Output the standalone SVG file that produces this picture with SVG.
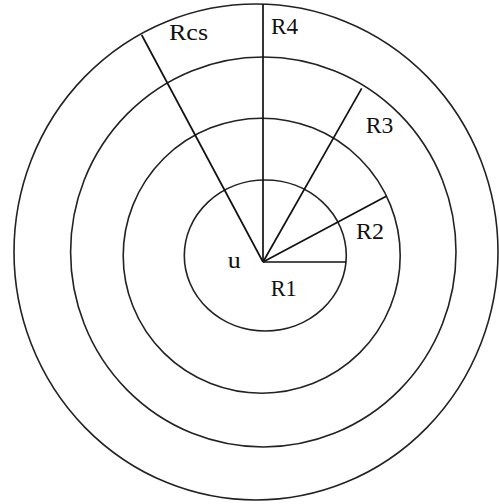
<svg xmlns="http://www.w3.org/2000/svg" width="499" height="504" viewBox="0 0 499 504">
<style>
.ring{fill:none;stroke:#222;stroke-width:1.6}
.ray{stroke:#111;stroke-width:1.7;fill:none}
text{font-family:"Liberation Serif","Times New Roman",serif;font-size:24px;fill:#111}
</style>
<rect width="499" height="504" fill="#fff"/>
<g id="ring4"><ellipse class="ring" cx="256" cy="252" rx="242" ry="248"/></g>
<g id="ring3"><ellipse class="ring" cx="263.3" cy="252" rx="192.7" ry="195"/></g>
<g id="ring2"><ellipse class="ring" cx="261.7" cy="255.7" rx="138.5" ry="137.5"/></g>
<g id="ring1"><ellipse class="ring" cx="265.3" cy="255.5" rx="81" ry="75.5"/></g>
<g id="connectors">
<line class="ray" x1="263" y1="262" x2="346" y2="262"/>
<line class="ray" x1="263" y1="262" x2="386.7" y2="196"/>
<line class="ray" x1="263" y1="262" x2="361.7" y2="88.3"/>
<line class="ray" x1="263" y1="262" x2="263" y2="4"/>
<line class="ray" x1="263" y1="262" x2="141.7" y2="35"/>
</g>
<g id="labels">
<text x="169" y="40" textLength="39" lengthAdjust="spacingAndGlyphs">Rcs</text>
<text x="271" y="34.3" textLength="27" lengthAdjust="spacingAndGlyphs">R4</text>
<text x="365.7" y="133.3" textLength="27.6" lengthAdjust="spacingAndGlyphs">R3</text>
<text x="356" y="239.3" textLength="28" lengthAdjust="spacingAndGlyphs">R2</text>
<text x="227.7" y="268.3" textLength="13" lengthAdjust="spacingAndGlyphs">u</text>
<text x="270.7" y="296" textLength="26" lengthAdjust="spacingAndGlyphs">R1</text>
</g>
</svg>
==
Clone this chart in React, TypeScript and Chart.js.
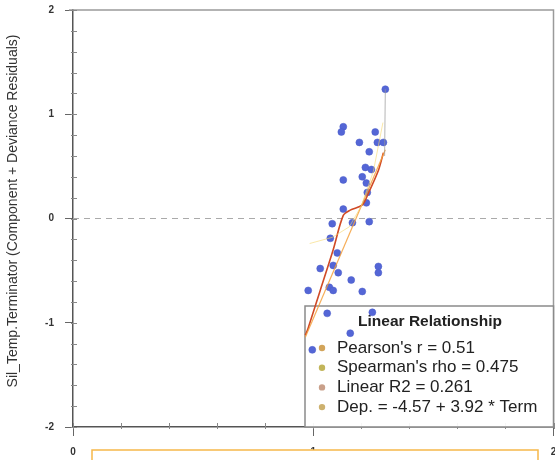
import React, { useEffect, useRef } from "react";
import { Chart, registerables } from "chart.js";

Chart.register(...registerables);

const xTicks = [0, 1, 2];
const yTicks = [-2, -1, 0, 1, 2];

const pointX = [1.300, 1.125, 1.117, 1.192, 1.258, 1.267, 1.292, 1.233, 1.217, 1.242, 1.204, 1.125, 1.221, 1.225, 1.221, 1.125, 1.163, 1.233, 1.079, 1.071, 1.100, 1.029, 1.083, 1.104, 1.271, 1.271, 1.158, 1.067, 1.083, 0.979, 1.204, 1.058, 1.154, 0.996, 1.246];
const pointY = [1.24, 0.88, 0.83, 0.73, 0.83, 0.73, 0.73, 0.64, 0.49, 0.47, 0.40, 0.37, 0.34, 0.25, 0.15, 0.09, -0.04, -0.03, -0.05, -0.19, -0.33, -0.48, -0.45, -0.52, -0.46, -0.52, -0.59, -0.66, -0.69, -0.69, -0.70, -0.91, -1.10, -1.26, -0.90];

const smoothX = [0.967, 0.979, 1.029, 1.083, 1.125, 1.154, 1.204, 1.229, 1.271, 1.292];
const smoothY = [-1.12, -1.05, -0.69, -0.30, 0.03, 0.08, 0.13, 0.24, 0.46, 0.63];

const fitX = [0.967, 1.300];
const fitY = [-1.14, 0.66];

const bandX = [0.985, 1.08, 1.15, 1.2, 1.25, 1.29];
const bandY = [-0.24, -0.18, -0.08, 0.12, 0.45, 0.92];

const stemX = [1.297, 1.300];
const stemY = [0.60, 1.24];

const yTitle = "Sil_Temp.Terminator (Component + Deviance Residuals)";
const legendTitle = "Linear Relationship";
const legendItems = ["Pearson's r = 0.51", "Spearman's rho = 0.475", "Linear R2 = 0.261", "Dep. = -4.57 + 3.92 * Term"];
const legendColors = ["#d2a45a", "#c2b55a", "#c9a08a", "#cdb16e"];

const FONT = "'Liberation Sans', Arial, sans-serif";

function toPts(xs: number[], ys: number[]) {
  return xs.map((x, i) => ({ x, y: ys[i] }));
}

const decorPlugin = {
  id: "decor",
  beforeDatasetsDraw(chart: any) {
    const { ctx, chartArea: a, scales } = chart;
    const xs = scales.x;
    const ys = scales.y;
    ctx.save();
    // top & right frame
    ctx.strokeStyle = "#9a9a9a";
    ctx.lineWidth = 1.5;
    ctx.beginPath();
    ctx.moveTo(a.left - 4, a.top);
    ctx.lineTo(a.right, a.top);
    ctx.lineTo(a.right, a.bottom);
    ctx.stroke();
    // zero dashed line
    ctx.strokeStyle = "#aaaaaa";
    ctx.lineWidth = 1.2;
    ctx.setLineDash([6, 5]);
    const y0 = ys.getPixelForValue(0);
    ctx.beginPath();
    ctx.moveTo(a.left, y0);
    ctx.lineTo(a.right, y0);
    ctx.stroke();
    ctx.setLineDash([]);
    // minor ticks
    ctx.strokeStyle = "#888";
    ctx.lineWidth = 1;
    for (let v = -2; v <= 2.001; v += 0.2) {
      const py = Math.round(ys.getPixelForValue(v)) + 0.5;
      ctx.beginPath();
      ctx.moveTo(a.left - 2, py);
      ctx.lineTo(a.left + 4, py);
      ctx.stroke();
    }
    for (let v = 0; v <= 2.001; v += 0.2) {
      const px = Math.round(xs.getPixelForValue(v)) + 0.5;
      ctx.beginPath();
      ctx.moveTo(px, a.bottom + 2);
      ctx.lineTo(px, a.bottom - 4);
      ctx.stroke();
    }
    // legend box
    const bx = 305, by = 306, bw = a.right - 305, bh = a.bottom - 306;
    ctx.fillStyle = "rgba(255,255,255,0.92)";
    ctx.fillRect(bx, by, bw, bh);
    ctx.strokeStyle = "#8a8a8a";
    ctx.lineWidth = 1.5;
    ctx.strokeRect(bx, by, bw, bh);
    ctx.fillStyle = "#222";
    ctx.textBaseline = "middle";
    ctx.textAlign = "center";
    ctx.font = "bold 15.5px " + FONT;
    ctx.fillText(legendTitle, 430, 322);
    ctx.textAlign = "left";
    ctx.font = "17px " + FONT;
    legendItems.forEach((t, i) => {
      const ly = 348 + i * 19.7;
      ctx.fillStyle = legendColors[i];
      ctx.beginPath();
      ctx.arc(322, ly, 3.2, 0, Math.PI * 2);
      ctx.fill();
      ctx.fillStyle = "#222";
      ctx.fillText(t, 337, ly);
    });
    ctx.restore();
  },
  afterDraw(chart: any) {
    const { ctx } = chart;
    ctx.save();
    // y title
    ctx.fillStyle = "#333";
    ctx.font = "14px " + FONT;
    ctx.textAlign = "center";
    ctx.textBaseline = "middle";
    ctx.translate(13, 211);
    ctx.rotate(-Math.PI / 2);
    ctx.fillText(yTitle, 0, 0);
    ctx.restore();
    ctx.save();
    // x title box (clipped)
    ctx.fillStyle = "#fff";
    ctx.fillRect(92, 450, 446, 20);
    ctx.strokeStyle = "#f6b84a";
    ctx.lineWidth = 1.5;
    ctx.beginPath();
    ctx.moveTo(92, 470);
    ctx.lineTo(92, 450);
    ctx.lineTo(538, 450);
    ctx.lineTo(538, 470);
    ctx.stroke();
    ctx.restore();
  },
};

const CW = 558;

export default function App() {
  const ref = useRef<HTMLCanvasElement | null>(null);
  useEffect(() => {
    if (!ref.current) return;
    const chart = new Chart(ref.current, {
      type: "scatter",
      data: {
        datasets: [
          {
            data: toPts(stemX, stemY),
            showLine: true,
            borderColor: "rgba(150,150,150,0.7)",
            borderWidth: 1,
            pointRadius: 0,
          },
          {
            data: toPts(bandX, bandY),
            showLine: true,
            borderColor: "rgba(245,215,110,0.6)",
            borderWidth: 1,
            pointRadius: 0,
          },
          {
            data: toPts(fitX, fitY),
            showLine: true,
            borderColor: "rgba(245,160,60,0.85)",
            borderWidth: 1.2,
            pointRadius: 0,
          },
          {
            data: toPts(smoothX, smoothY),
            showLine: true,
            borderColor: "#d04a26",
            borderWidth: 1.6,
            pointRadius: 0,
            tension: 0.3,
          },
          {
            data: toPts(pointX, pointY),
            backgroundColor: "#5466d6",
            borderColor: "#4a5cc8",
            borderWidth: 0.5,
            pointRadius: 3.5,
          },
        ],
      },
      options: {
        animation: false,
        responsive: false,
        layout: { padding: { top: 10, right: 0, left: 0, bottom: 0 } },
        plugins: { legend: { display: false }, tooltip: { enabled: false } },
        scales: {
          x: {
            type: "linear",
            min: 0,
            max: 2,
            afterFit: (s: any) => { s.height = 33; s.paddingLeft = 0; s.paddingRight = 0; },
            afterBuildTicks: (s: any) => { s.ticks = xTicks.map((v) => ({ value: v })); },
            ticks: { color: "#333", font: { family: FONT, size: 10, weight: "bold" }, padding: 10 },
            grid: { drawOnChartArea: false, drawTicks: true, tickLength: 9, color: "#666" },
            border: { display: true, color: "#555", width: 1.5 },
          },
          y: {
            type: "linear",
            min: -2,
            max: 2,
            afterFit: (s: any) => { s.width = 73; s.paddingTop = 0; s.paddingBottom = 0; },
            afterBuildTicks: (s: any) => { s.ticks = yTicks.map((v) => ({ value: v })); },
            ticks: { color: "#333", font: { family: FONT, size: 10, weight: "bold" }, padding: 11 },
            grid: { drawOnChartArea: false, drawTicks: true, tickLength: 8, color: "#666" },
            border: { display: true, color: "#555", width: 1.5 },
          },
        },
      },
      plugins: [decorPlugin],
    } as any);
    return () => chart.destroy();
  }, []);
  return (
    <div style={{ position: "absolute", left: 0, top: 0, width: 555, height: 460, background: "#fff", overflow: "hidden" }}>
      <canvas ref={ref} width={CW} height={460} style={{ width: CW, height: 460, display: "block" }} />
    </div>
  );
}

#### [What the task asks]
Nothing but the lines from the one containing "Clone this chart" through the one containing "const yTicks = [-2, -1, 0, 1, 2];" should appear in your copy, exactly as written and without pictures.

#### [Solution to the problem]
Clone this chart in React, TypeScript and Chart.js.
import React, { useEffect, useRef } from "react";
import { Chart, registerables } from "chart.js";

Chart.register(...registerables);

const xTicks = [0, 1, 2];
const yTicks = [-2, -1, 0, 1, 2];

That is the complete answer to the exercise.